Required task:
Repeat the material verbatim and drop the pictures.

Dataset section:
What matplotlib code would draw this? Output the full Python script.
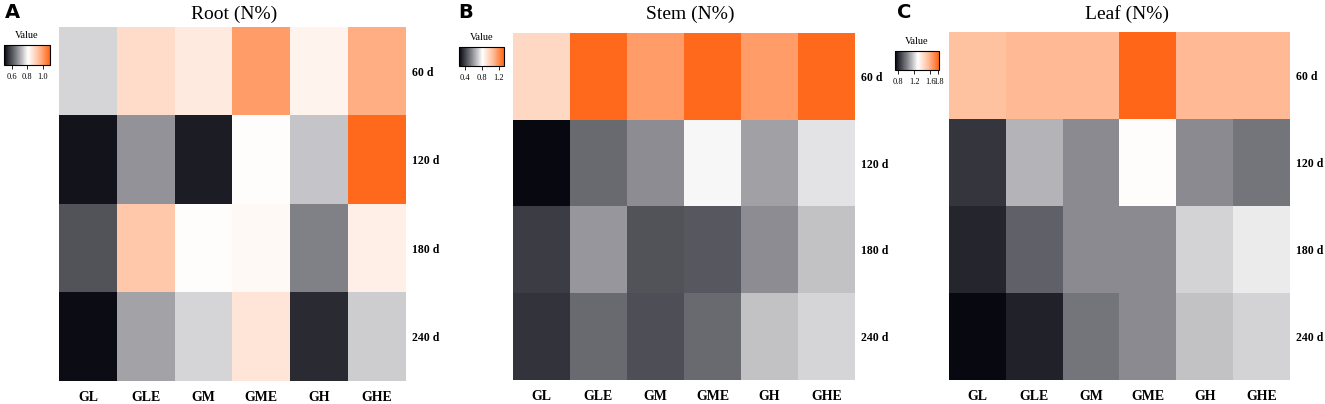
import numpy as np
import matplotlib
matplotlib.use("Agg")
import matplotlib.pyplot as plt
from matplotlib.colors import LinearSegmentedColormap

groups = ["GL", "GLE", "GM", "GME", "GH", "GHE"]
days = ["60 d", "120 d", "180 d", "240 d"]

# rows = days, columns = groups
root_n = [
    [0.76, 0.88, 0.85, 1.00, 0.83, 0.97],
    [0.52, 0.68, 0.53, 0.81, 0.74, 1.08],
    [0.60, 0.92, 0.81, 0.82, 0.66, 0.84],
    [0.51, 0.70, 0.76, 0.86, 0.55, 0.75],
]
stem_n = [
    [0.96, 1.30, 1.16, 1.30, 1.16, 1.30],
    [0.28, 0.50, 0.58, 0.80, 0.62, 0.76],
    [0.40, 0.60, 0.45, 0.46, 0.58, 0.69],
    [0.38, 0.50, 0.44, 0.50, 0.69, 0.73],
]
leaf_n = [
    [1.53, 1.56, 1.56, 1.81, 1.56, 1.56],
    [0.84, 1.13, 1.04, 1.30, 1.04, 0.99],
    [0.80, 0.94, 1.04, 1.04, 1.20, 1.25],
    [0.73, 0.79, 0.99, 1.04, 1.16, 1.20],
]

panels = [
    # letter, title, data, vmin, vmax, ticks
    ("A", "Root (N%)", root_n, 0.50, 1.09, [0.6, 0.8, 1.0]),
    ("B", "Stem (N%)", stem_n, 0.27, 1.32, [0.4, 0.8, 1.2]),
    ("C", "Leaf (N%)", leaf_n, 0.72, 1.82, [0.8, 1.2, 1.6, 1.8]),
]

cmap = LinearSegmentedColormap.from_list(
    "bgo",
    [(0.0, "#05050e"), (0.28, "#85858c"), (0.52, "#ffffff"),
     (0.76, "#ffbc98"), (1.0, "#ff6414")])

W, H = 1325, 404
fig = plt.figure(figsize=(W / 100, H / 100), dpi=100)

# pixel boxes: heatmap (l, t, r, b), colorbar (l, t, r, b), title x, letter x
boxes = [
    ((59, 27, 406, 381), (4, 45, 50, 65), 234, 12),
    ((513, 33, 855, 380), (459, 47, 504, 66), 690, 466),
    ((949, 32, 1290, 380), (895, 51, 939, 70), 1127, 904),
]

serif = "Liberation Serif"

for (letter, title, data, vmin, vmax, ticks), (hb, cb, tx, lx) in zip(panels, boxes):
    l, t, r, b = hb
    ax = fig.add_axes([l / W, 1 - b / H, (r - l) / W, (b - t) / H])
    arr = np.array(data)
    im = ax.imshow(arr, cmap=cmap, vmin=vmin, vmax=vmax, aspect="auto",
                   interpolation="nearest")
    ax.set_xticks(range(len(groups)))
    ax.set_xticklabels(groups, fontfamily=serif, fontweight="bold", fontsize=10)
    ax.set_yticks(range(len(days)))
    ax.set_yticklabels(days, fontfamily=serif, fontweight="bold", fontsize=8.5)
    ax.yaxis.tick_right()
    ax.tick_params(axis="y", length=0, pad=4)
    ax.tick_params(axis="x", length=0, pad=7)
    for s in ax.spines.values():
        s.set_visible(False)

    fig.text(tx / W, 1 - 14 / H, title, ha="center", va="center",
             fontfamily=serif, fontsize=14)
    fig.text(lx / W, 1 - 13 / H, letter, ha="center", va="center",
             fontfamily="DejaVu Sans", fontweight="bold", fontsize=14)

    cl, ct, cr, cbm = cb
    cax = fig.add_axes([cl / W, 1 - cbm / H, (cr - cl) / W, (cbm - ct) / H])
    cbar = fig.colorbar(im, cax=cax, orientation="horizontal", ticks=ticks)
    cbar.outline.set_linewidth(0.8)
    cax.tick_params(labelsize=6, length=3, width=0.6, pad=3)
    for lab in cax.get_xticklabels():
        lab.set_fontfamily(serif)
    fig.text((cl + cr) / 2 / W, 1 - (ct - 9) / H, "Value", ha="center",
             va="center", fontfamily=serif, fontsize=7.5)

fig.savefig("out.png", dpi=100)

Solution:
What matplotlib code would draw this? Output the full Python script.
import numpy as np
import matplotlib
matplotlib.use("Agg")
import matplotlib.pyplot as plt
from matplotlib.colors import LinearSegmentedColormap

groups = ["GL", "GLE", "GM", "GME", "GH", "GHE"]
days = ["60 d", "120 d", "180 d", "240 d"]

# rows = days, columns = groups
root_n = [
    [0.76, 0.88, 0.85, 1.00, 0.83, 0.97],
    [0.52, 0.68, 0.53, 0.81, 0.74, 1.08],
    [0.60, 0.92, 0.81, 0.82, 0.66, 0.84],
    [0.51, 0.70, 0.76, 0.86, 0.55, 0.75],
]
stem_n = [
    [0.96, 1.30, 1.16, 1.30, 1.16, 1.30],
    [0.28, 0.50, 0.58, 0.80, 0.62, 0.76],
    [0.40, 0.60, 0.45, 0.46, 0.58, 0.69],
    [0.38, 0.50, 0.44, 0.50, 0.69, 0.73],
]
leaf_n = [
    [1.53, 1.56, 1.56, 1.81, 1.56, 1.56],
    [0.84, 1.13, 1.04, 1.30, 1.04, 0.99],
    [0.80, 0.94, 1.04, 1.04, 1.20, 1.25],
    [0.73, 0.79, 0.99, 1.04, 1.16, 1.20],
]

panels = [
    # letter, title, data, vmin, vmax, ticks
    ("A", "Root (N%)", root_n, 0.50, 1.09, [0.6, 0.8, 1.0]),
    ("B", "Stem (N%)", stem_n, 0.27, 1.32, [0.4, 0.8, 1.2]),
    ("C", "Leaf (N%)", leaf_n, 0.72, 1.82, [0.8, 1.2, 1.6, 1.8]),
]

cmap = LinearSegmentedColormap.from_list(
    "bgo",
    [(0.0, "#05050e"), (0.28, "#85858c"), (0.52, "#ffffff"),
     (0.76, "#ffbc98"), (1.0, "#ff6414")])

W, H = 1325, 404
fig = plt.figure(figsize=(W / 100, H / 100), dpi=100)

# pixel boxes: heatmap (l, t, r, b), colorbar (l, t, r, b), title x, letter x
boxes = [
    ((59, 27, 406, 381), (4, 45, 50, 65), 234, 12),
    ((513, 33, 855, 380), (459, 47, 504, 66), 690, 466),
    ((949, 32, 1290, 380), (895, 51, 939, 70), 1127, 904),
]

serif = "Liberation Serif"

for (letter, title, data, vmin, vmax, ticks), (hb, cb, tx, lx) in zip(panels, boxes):
    l, t, r, b = hb
    ax = fig.add_axes([l / W, 1 - b / H, (r - l) / W, (b - t) / H])
    arr = np.array(data)
    im = ax.imshow(arr, cmap=cmap, vmin=vmin, vmax=vmax, aspect="auto",
                   interpolation="nearest")
    ax.set_xticks(range(len(groups)))
    ax.set_xticklabels(groups, fontfamily=serif, fontweight="bold", fontsize=10)
    ax.set_yticks(range(len(days)))
    ax.set_yticklabels(days, fontfamily=serif, fontweight="bold", fontsize=8.5)
    ax.yaxis.tick_right()
    ax.tick_params(axis="y", length=0, pad=4)
    ax.tick_params(axis="x", length=0, pad=7)
    for s in ax.spines.values():
        s.set_visible(False)

    fig.text(tx / W, 1 - 14 / H, title, ha="center", va="center",
             fontfamily=serif, fontsize=14)
    fig.text(lx / W, 1 - 13 / H, letter, ha="center", va="center",
             fontfamily="DejaVu Sans", fontweight="bold", fontsize=14)

    cl, ct, cr, cbm = cb
    cax = fig.add_axes([cl / W, 1 - cbm / H, (cr - cl) / W, (cbm - ct) / H])
    cbar = fig.colorbar(im, cax=cax, orientation="horizontal", ticks=ticks)
    cbar.outline.set_linewidth(0.8)
    cax.tick_params(labelsize=6, length=3, width=0.6, pad=3)
    for lab in cax.get_xticklabels():
        lab.set_fontfamily(serif)
    fig.text((cl + cr) / 2 / W, 1 - (ct - 9) / H, "Value", ha="center",
             va="center", fontfamily=serif, fontsize=7.5)

fig.savefig("out.png", dpi=100)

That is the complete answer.